SISI TERSEMBUNYI "NEGARANYA UMAT ISLAM TEMPO DOELOE"
Mengapa Masa Interregnum (Perpecahan) dalam Daulah Islam dulu Selalu Lebih Pendek dari Masa Interregnum di Negara-negara di Nusantara?
(Tulisan ini sudah diperbaiki, bagian dari naskah yang insyaallah terbit sebentar lagi)
=================================
Tahun 1632 M, Daulah Utsmaniyah mengalami kondisi yang mengguncang negara. Kopasus-nya negara, Jenissari (Inkisyariyah), memberontak. Bahkan pemberontakan tentara yang terkenal terkuat di dunia pada masanya itu sampai membunuh sadrazam (sejenis muawin tafwidh pada sistem pemerintahan yang disampaikan Syaikh Taqiyuddin An-Nabhani dalam Ad-Daulah al-Islamiyah). Namun khalifah saat itu, Murad IV, segera mengambil tindakan tegas. Ia mengumumkan dekrit untuk mengembil kekuasaan penuh dengan dukungan dari Syaikhul Islam, para anggota Divan (kabinet), dan segenap angkatan bersenjata. Pemberontakan Jenissari itu pun berhasil ditumpas. Jenissari dibersihkan dari organ-organ yang mengganggu negara. Setelah itu, khalifah yang masih berusia 20 tahun tetapi visioner itu membangun ketertiban negara, serta menggaungkan jihad melawan negara Syiah, ke-shan-an Shafawiyah, di Persia. Pemerintahan Murad IV hanya berlanjut sampai 1640, saat sang khalifah meninggal dalam usia muda. Tapi ia dikenang sebagai Baghdad Fatihi (penakhluk Baghdad). Dikarenakan ia berhasil merebut Baghdad pada tahun 1638, ketika ia baru berusia 26 tahun. Ini menjadikannya seorang khalifah yang diakui pantas menjadi penerus leluhurnya, Muhammad II (Muhammad al Fatih), sang Kustantin Fatihi (penakhluk Konstantinopel). Murad IV juga diakui sebagai “pendiri kembali” dari Kekhalifahan Utsmaniyah. Ini karena saat pemberontakan Jenissari itu terjadi, negara hampir jatuh. Korupsi, kerusuhan, pemberontakan banyak terjadi. Namun saat Murad IV meninggal, ketertiban umum berhasil ditegakkan. Murad IV pun berhasil memenuhi pundi kas negara. Ia juga berhasil mengembalikan mentalitas masyarakat Utsmani. Dari suasana generasi IV (penikmat) kembali menjadi generasi I (perintis). Utsmaniyah yang telah terhuyung pun kembali menjadi raksasa yang menjadikan seluruh Eropa senantiasa memandangnya dengan rasa segan.

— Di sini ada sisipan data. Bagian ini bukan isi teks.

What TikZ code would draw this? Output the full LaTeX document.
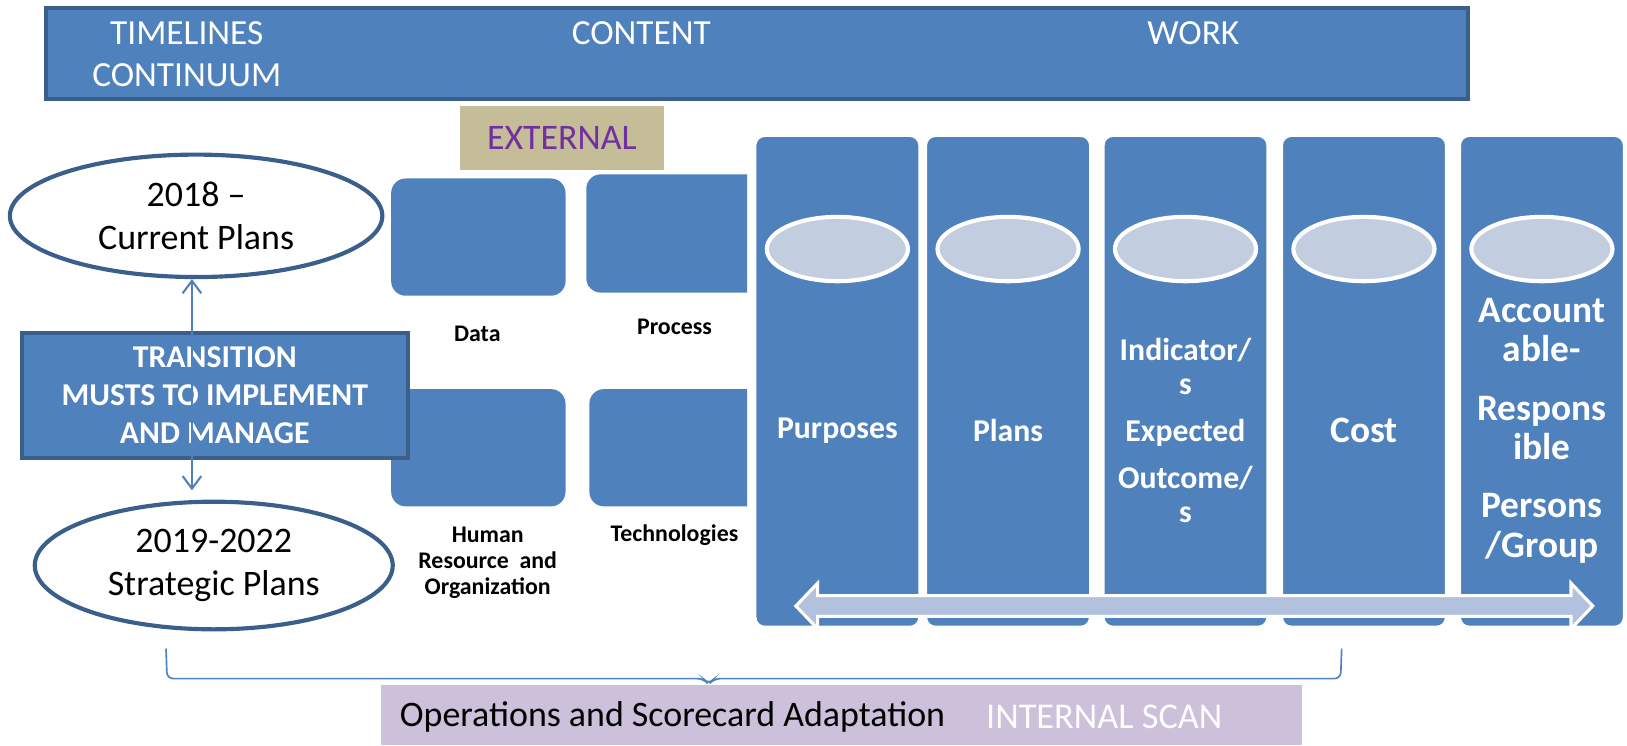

Kondisi ketidakstabilan negara tetapi kemudian bangkit kembali itu sebelumnya juga pernah terjadi. Para penguasa Utsmani yang mengembalikan suasana generasi IV (generasi penikmat peradaban, berdasar ulasan Ibnu Khaldun) menjadi generasi I (generasi perintis) itu di antaranya adalah Muhammad I (Mehmet Celebi, 1413-1421), serta Salim I (Yavus Selim Sultan, 1512 – 1520). Kondisi Utsmaniyah setelah Murad IV yang semacam itu juga dua kali terjadi. Yaitu di masa pemerintahan Mahmud I (1730-1754), yang mengembalikan stabilitas negara setelah pemberontakan Patrona Halil, serta Mahmud II (1808-1839), saat ia menggagalkan pemberontakan Jenissari tahun 1827 dan melakukan reformasi negara.

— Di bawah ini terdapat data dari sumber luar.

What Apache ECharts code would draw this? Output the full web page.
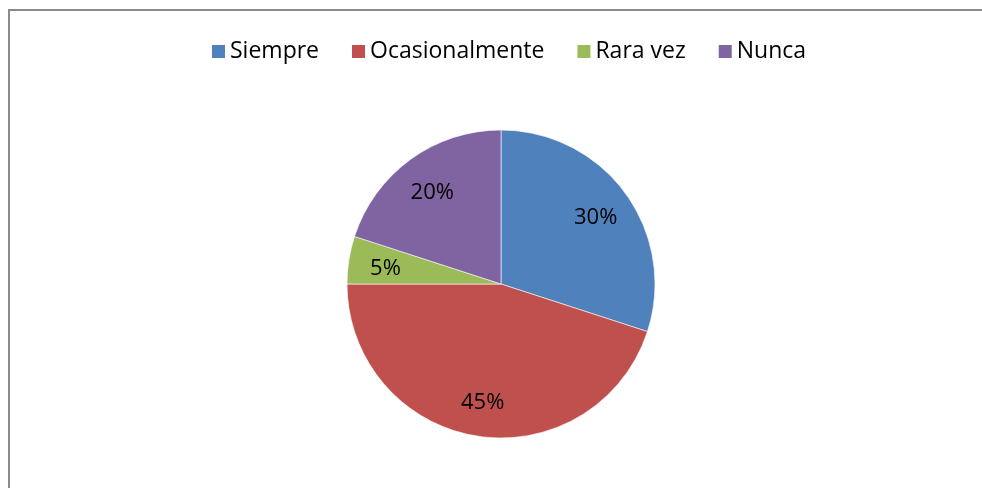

Sepanjang sejarah Utsmaniyah, hampir tak terjadi masa perpecahan. Ini karena tiap negara oleng, senantiasa muncul kebangkitan baru. Dan kalau kita lihat gambaran di atas, itu terjadi setiap sekitar 100 tahun. Masa ketika Utsmani benar-benar terpecah sebenarnya hanya terjadi pada tahun 1402 – 1413 M. Yaitu ketika para putra Sultan Bayazid I (ketika itu Utsmaniyah masih kesultanan, belum kekhilafahan) begitu kebingungan setelah negara mereka dikalahkan Timur Lenk dan ayah mereka tertawan. Akhirnya keempat putra itu pun memperebutkan tahta, yang akhirnya dimenangkan Mehmet Celebi tahun 1413. Setelah itu negara pulih kembali. Masa generasi II, sebagaimana layaknya generasi II umumnya, di bawah Murad II, dipenuhi pembangunan stabilitas dan pembangunan fisik. Dan generasi III akhirnya mempersembahkan kegemilangan paling super gilang gemilang dari sejarah Utsmaniyah, penakhlukan Konstantinopel tahun 1453, di bawah Muhammad Al Fatih, dalam usianya yang masih muds, 21 tahun.
Jika sejarah Utsmaniyah demikian, bagaimana pemerintahan-pemerintahan Islam sebelumnya?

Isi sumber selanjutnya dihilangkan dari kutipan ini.